Poison Pill
Last week we discussed how Elon Musk joined on to Twitter, purchasing a near 10% stake in the company to become the largest shareholder only to not join the companies board of directors. Since then, Musk has made another major move, offering to outright purchase the company at $54.20 per share in cash. Twitter’s response has been that they will review his offer which values the company at around $43 billion. The news broke when Musk tweeted: “… I am offering to buy 100% of Twitter for $54.20 per share in cash, a 54% premium over the day before I began investing in Twitter and a 38% premium over the day before my investment was publicly announced”. “My offer is my best and final offer and if it is not accepted, I would need to reconsider my position as a shareholder”. In a sense the move has an undertone of blackmail or negotiation pressure – depending on how you look at it.
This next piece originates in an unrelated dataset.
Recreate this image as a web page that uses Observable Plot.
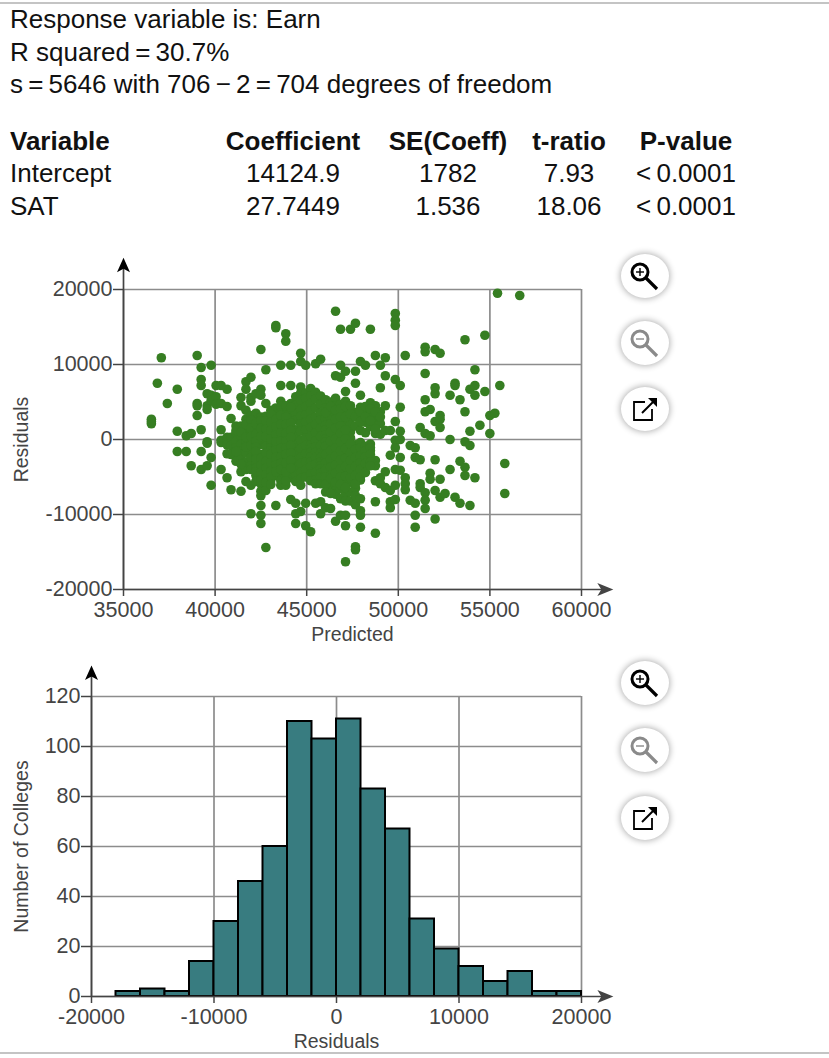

Twitter’s also been taking some actions against Elon, and it appears they don’t seem to be interested in handing the entire company over, at least along the lines Elon is drawing. This is evidenced by Twitter’s board voting unanimously to adopt a “Poison Pill Strategy” – which gives existing shareholders the option to buy more shares at a lower price, effectively diluting a new hostile party’s ownership stake. In this case, Musk would be the hostile party. Under the new structure, if any party acquires at least 15% of Twitter’s outstanding stock without Board approval, other shareholders will be granted the rights to purchase additional shares at a discounted price. What do you think of Musk’s and Twitter’s series of back and forths, and how do you think this will all play out?
I am not a financial advisor and my comments should never be taken as financial advice. Investments come with risk, so always do your research and analysis beforehand.